>> start Given material

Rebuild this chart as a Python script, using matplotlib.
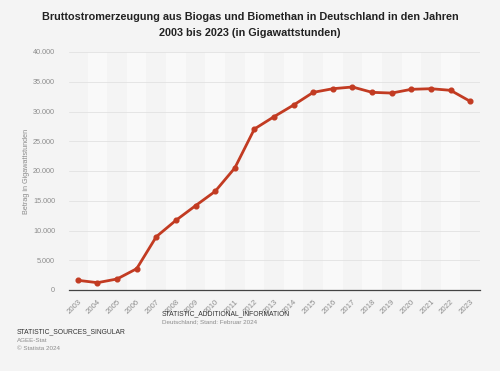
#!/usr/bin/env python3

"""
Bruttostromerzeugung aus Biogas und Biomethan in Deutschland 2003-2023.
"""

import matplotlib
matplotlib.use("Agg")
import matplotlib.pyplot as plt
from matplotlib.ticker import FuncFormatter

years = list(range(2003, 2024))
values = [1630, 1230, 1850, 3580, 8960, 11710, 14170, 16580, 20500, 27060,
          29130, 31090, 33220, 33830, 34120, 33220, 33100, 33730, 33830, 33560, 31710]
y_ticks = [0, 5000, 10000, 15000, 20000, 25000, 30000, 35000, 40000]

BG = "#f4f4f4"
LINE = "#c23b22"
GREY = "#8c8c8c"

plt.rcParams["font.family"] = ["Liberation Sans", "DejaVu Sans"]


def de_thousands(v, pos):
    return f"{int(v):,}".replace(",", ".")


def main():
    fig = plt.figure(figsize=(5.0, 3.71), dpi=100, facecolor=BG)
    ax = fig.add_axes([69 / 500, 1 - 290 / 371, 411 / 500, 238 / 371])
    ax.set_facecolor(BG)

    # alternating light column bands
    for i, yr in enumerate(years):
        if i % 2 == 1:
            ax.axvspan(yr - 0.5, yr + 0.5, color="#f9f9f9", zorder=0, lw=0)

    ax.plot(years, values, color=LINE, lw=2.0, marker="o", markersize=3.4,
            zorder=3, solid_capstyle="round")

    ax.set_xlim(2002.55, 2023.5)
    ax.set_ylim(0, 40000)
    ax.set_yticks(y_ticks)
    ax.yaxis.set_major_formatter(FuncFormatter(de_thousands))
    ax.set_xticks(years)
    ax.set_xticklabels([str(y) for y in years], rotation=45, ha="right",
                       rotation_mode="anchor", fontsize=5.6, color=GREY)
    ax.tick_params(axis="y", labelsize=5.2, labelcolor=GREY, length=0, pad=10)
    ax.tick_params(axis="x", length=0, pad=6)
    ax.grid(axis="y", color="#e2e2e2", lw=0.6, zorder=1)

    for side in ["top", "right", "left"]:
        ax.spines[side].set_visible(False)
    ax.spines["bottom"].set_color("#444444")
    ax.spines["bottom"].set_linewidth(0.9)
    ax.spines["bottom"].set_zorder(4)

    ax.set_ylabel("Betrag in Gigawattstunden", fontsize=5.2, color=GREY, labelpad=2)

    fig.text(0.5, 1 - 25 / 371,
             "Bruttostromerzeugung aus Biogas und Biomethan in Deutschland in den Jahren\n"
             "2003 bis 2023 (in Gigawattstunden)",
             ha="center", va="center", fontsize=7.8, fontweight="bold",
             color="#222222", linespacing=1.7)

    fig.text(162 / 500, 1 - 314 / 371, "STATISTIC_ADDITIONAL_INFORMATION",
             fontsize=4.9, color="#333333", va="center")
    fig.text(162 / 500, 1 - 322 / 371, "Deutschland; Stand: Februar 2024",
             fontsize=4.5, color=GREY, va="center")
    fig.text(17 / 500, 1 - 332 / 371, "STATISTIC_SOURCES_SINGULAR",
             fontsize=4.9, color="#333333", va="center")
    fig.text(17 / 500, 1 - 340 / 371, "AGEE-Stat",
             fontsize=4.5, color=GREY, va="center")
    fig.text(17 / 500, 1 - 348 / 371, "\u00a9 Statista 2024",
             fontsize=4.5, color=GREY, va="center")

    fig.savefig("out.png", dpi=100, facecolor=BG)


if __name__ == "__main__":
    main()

>> end Given material

§ Task goal:
Restate the material word for word from its first line through the line containing "from matplotlib.ticker import FuncFormatter", both included; the pictures do not belong in it.

§ Response to the task:
Rebuild this chart as a Python script, using matplotlib.
#!/usr/bin/env python3

"""
Bruttostromerzeugung aus Biogas und Biomethan in Deutschland 2003-2023.
"""

import matplotlib
matplotlib.use("Agg")
import matplotlib.pyplot as plt
from matplotlib.ticker import FuncFormatter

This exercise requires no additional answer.